Pictures are not part of the copy. Retype the lines from the first one through the line that contains "minimum width=2.65cm] (n5)".
####################
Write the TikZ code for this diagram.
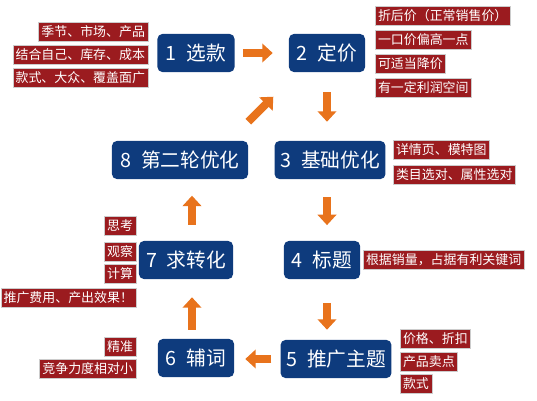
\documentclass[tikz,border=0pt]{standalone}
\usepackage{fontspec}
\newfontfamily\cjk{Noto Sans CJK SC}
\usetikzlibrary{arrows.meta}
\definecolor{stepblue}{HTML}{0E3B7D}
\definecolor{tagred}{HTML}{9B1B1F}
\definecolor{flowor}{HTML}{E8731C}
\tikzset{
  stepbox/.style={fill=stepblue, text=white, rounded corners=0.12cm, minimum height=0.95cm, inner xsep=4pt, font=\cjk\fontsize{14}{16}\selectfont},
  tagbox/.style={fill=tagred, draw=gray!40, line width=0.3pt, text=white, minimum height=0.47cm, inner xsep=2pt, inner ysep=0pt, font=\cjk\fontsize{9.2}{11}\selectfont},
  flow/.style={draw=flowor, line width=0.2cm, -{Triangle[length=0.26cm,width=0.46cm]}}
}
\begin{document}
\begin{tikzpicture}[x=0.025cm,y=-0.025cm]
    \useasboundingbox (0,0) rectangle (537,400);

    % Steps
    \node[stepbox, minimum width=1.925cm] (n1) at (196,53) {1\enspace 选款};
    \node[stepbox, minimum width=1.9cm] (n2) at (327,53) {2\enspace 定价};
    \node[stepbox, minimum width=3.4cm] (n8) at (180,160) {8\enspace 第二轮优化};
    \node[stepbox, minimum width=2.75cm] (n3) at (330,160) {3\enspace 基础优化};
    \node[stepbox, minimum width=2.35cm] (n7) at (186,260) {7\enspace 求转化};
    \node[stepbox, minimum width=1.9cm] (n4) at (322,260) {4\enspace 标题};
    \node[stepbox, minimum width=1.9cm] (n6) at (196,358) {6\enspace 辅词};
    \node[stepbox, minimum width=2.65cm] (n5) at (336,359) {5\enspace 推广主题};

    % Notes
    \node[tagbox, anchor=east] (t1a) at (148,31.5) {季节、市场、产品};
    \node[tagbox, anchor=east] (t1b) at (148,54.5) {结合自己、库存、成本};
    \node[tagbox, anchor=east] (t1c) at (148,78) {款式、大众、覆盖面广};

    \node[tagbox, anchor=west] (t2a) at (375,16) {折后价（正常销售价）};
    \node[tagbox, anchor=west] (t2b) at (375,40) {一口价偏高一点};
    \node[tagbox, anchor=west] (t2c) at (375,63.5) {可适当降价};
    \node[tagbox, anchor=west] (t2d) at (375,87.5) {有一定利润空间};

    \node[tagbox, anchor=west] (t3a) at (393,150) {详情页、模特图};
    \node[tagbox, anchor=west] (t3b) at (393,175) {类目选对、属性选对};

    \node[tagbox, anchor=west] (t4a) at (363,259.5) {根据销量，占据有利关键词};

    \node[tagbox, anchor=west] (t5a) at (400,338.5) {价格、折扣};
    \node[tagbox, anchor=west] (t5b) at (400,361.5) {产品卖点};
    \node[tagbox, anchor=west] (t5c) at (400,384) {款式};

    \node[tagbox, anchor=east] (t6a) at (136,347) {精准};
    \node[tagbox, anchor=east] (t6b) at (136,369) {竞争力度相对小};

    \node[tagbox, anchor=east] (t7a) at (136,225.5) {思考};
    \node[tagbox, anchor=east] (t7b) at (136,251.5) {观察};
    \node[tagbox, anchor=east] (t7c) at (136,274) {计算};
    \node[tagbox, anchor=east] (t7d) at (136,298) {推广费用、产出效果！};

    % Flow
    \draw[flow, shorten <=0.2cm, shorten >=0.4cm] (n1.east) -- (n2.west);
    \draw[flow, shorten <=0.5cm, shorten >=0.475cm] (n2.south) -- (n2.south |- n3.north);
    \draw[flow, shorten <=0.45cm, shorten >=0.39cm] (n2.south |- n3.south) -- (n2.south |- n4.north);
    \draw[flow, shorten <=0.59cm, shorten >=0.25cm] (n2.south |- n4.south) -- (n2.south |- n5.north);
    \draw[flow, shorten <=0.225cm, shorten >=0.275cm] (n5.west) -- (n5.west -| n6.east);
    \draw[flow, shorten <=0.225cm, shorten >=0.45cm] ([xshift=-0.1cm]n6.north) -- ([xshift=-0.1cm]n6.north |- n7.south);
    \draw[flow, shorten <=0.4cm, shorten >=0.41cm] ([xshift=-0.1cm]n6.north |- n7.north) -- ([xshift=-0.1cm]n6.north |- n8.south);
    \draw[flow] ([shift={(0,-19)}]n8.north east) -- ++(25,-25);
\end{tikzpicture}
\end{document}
####################
**Correct output:**
Write the TikZ code for this diagram.
\documentclass[tikz,border=0pt]{standalone}
\usepackage{fontspec}
\newfontfamily\cjk{Noto Sans CJK SC}
\usetikzlibrary{arrows.meta}
\definecolor{stepblue}{HTML}{0E3B7D}
\definecolor{tagred}{HTML}{9B1B1F}
\definecolor{flowor}{HTML}{E8731C}
\tikzset{
  stepbox/.style={fill=stepblue, text=white, rounded corners=0.12cm, minimum height=0.95cm, inner xsep=4pt, font=\cjk\fontsize{14}{16}\selectfont},
  tagbox/.style={fill=tagred, draw=gray!40, line width=0.3pt, text=white, minimum height=0.47cm, inner xsep=2pt, inner ysep=0pt, font=\cjk\fontsize{9.2}{11}\selectfont},
  flow/.style={draw=flowor, line width=0.2cm, -{Triangle[length=0.26cm,width=0.46cm]}}
}
\begin{document}
\begin{tikzpicture}[x=0.025cm,y=-0.025cm]
    \useasboundingbox (0,0) rectangle (537,400);

    % Steps
    \node[stepbox, minimum width=1.925cm] (n1) at (196,53) {1\enspace 选款};
    \node[stepbox, minimum width=1.9cm] (n2) at (327,53) {2\enspace 定价};
    \node[stepbox, minimum width=3.4cm] (n8) at (180,160) {8\enspace 第二轮优化};
    \node[stepbox, minimum width=2.75cm] (n3) at (330,160) {3\enspace 基础优化};
    \node[stepbox, minimum width=2.35cm] (n7) at (186,260) {7\enspace 求转化};
    \node[stepbox, minimum width=1.9cm] (n4) at (322,260) {4\enspace 标题};
    \node[stepbox, minimum width=1.9cm] (n6) at (196,358) {6\enspace 辅词};
    \node[stepbox, minimum width=2.65cm] (n5) at (336,359) {5\enspace 推广主题};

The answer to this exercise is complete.